Niels Möller <nisse at lysator.liu.se> wrote:
> David Sparks sparks05 at proton.me writes: 
>> attribute((const))
>> uint64_t binvert_64(uint64_t n)
>> {
>> uint64_t r = 3n ^ 2; // 5 bits
>> uint64_t y = 1 - nr;
>> r *= 1+y; // 10 bits
>> y *= y;
>> r *= 1+y; // 20 bits
>> y *= y;
>> r *= 1+y; // 40 bits
>> y *= y;
>> r *= 1+y; // 64 bits
>> return r;
>> }
> 
> Interesting! To me, the clever thing is that the sequence of y values is
> computed independently of r, with only a single multiply latency. And
> the series of r-values is done in parallel, also with only a single
> multiply latency per step. And then the latency of the 1+y operation is
> only on the y --> r connection, so it is only paid once.

Yes, I thought it was very nifty when I saw it.

> Tried this out, with this replacement in gmp-impl.h:
> 
> #define binvert_limb(inv,n) \
> do { \
> mp_limb_t __n = (n); \
> mp_limb_t __inv = 3*__n ^ 2; \
> mp_limb_t __y = 1 - __n * __inv; \
> __inv *= (1 + __y); \
> __y *= __y; \
> __inv *= (1 + __y); \
> __y *= __y; \
> __inv *= (1 + __y); \
> __y *= __y; \
> __inv *= (1 + __y); \
> ASSERT ((__inv * __n & GMP_NUMB_MASK) == 1); \
> (inv) = __inv & GMP_NUMB_MASK; \
> } while (0)
> 

> On my Ryzen 5 laptop, according to ./tune/speed -c -s1 binvert_limb,
> time is reduced from 25.35 cycles to 21.90, about 16% speedup. Maybe one
> could maybe save a cycle or two by using only 32-bit precision for all
> but the last step?

There are two reasons why this won't work:
1) On recent x86 CPUs, 32-bit multiplication is no faster
   (it's 3-cycle latency either way), and
2) As I mentioned, all operations must be full-width to get the
   correct answer.  Like Goldschmit's, and unlike Newton's iteration,
   it's not self-correcting.  Notice that n isn't used in the
   iteration; it enters only through y, so y must preserve all its
   bits.  Likewise, y's lack of dependency on the previous value of
   r which gives the technique its speed means that all 64 bits
   of r must be uncorrupted.

Now, it is possible to switch back and forth, using the pipelined
algorithm to get to 32 bits and then widening to 64 bits with the
old iteration.  For example, consider a hypothetical multiplier
with 3-cycle latency for 32-bit operations, but 5-cycle latency
for 64-bit operations.

The 64-bit pipelined implementation is no longer 4*3+2=14 cycles,
but now 4*5+2 = 22 cycles.

But it can compute a 32-bit inverse in 3*3+2 = 11 cycles, then
needs 2*5+1 = 11 more for the final 64-bit widening.  Which also
totals 22 cycles.  You need a >= 2x speed penalty to overtake.
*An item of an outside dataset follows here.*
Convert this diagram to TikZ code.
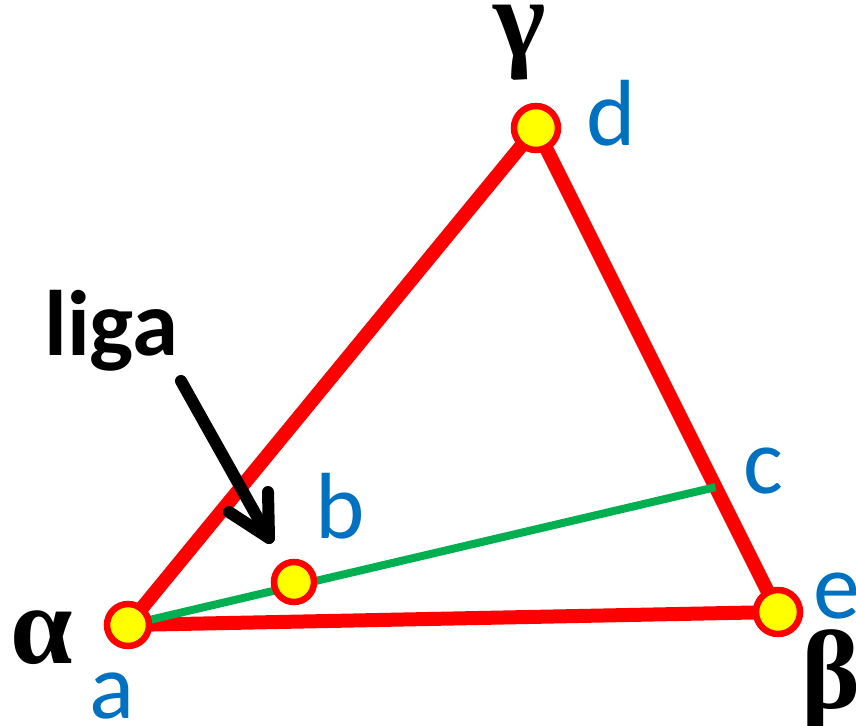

> But it looks like the logic (starting from the binvert_limb_table) is
> duplicated in a few places, e.g., mpn/x86_64/dive_1.asm), so to adopt
> this method, there are several places to update.

The thing stopping me from preparing a patch is I don't know of
a "has pipelined multiplier" symbol to make it conditional on.
Any suggestions?

For maximum speed, we want the squaring of y to issue *before* the
inv *= 1+y multiply.  If the object code doesn't occur in that order,
maybe tweaking the source to say "tmp = 1+y; y *= y; inv *= tmp;"
will induce it to, and shave off another cycle.